What's the point of DMA in embedded CPU's?
The long and short is that DMA allows the CPU to effectively behave at its native speed, while the peripherals can effectively behave at their native speed. Most of the numbers in the example are made up.
Let's compare two options to periodically collect data from an ADC:
- You can set the ADC as part of an interrupt (periodic or otherwise)
- You can create a buffer, and tell the DMA to transfer ADC readings to the buffer.
Let's transfer 1000 samples from the ADC to RAM.
Using option 1: For every sample there is
- 12 cycles are spent entering interrupt
- read adc(s)
- store in ram
- 12 cycles are spent exiting interrupt
Let's pretend this interrupt function is 76 instructions, the whole routine is 100 instructions long, assuming single cycle execution (best case). That means option 1 will spend 100,000 cycles of CPU time executing.
Option 2: DMA is configured to collect 1000 samples of ADC. Let's assume the ADC has a hardware trigger from a timer counter.
- ADC and DMA transfer 1000 samples data in to ram
- DMA interrupts your CPU after 1000 samples
- 12 cycles are spent entering interrupt
- Code happens (let's say it tells the DMA to overwrite the RAM)
- 12 cycles are spent exiting interrupt
Pretending the whole interrupt (with entry and exit overhead) is 100 single-cycle instructions. Using DMA, you only spend 100 cycles to save the same 1000 samples.

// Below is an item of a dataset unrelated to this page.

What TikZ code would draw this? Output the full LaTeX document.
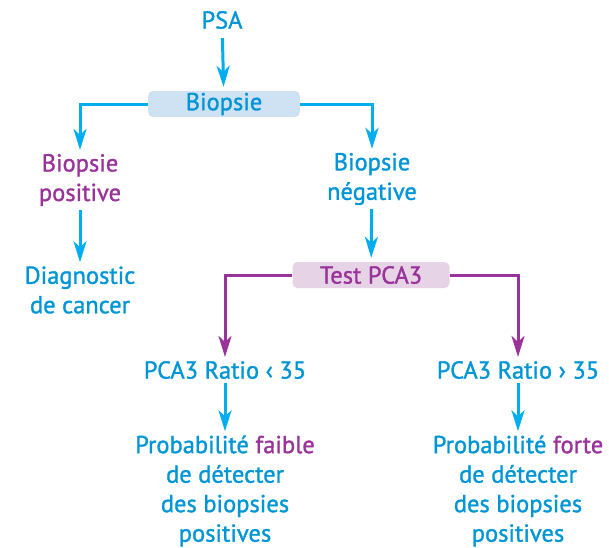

Now, each time the DMA accesses the bus, yes, there might be a dispute between CPU and DMA. The CPU may even be forced to wait for the DMA to finish up. But waiting for the DMA to finish is much much shorter than locking the CPU in to servicing the ADC. If the CPU core clock is 2x Bus clock, then the CPU might waste a few core cycles waiting for the DMA to finish. This means that your effective execution time of the transfer is between 1000 (assuming CPU never waits)and 9000 cycles. Still WAY better than the 100,000 cycles.
The LPC1768 datasheet I found has the following quotes (emphasis mine):
Eight channel General Purpose DMA controller (GPDMA) on the AHB multilayer matrix that can be used with SSP, I2S-bus, UART, Analog-to-Digital and Digital-to-Analog converter peripherals, timer match signals, and for memory-to-memory transfers.
Split APB bus allows high throughput with few stalls between the CPU and DMA
The block diagram on page 6 shows SRAM with multiple channels between the AHB matrix and the following quote backs this up:
The LPC17xx contain a total of 64 kB on-chip static RAM memory. This includes the main 32 kB SRAM, accessible by the CPU and DMA controller on a higher-speed bus, and two additional 16 kB each SRAM blocks situated on a separate slave port on the AHB multilayer matrix. This architecture allows CPU and DMA accesses to be spread over three separate RAMs that can be accessed simultaneously
And this is reinforced by the following quote:
The GPDMA enables peripheral-to-memory, memory-to-peripheral, peripheral-to-peripheral, and memory-to-memory transactions.
Therefore you could stream data to your DAC from one of the separate SRAM blocks or from a different peripheral, whilst using the main SRAM for other functions.
This kind of peripheral-peripheral DMA is common in smaller parts where the memory interface is quite simple (compared to say a modern Intel processor).
If on a given cycle the processor and a DMA controller would need to access the same bus, one or the other would have to wait. Many systems, however, contain multiple areas of memory with separate buses along with a bus "bridge" that will allow the CPU to access one memory while the DMA controller accesses another.
Further, many CPUs may not need to access a memory device on every cycle. If a CPU would normally only need to access memory on two out of three cycles, a low-priority DMA device may be able to exploit cycles when the memory bus would otherwise be idle.
Even in cases where every DMA cycle would cause the CPU to be stalled for a cycle, however, DMA may still be very helpful if data arrives at a rate which is slow enough that the CPU should be able to do other things between incoming data items, but fast enough that the per-item overhead needs to be minimized. If an SPI port was feeding data to a device at a rate of one byte every 16 CPU cycles, for example, interrupting the CPU for each transfer would likely cause it to spend almost all its time entering and returning from the interrupt service routine and none doing any actual work. Using DMA, however, the overhead could be reduced to 13% even if each DMA transfer caused the CPU to stall for two cycles.
Finally, some CPUs allow DMA to be performed while the CPU is asleep. Using an interrupt-based transfer would require that the system wake up completely for each unit of data transferred. Using DMA, however, it may be possible for the sleep controller to feed the memory controller a couple of clocks every time a byte comes in but let everything else stay asleep, thus reducing power consumption.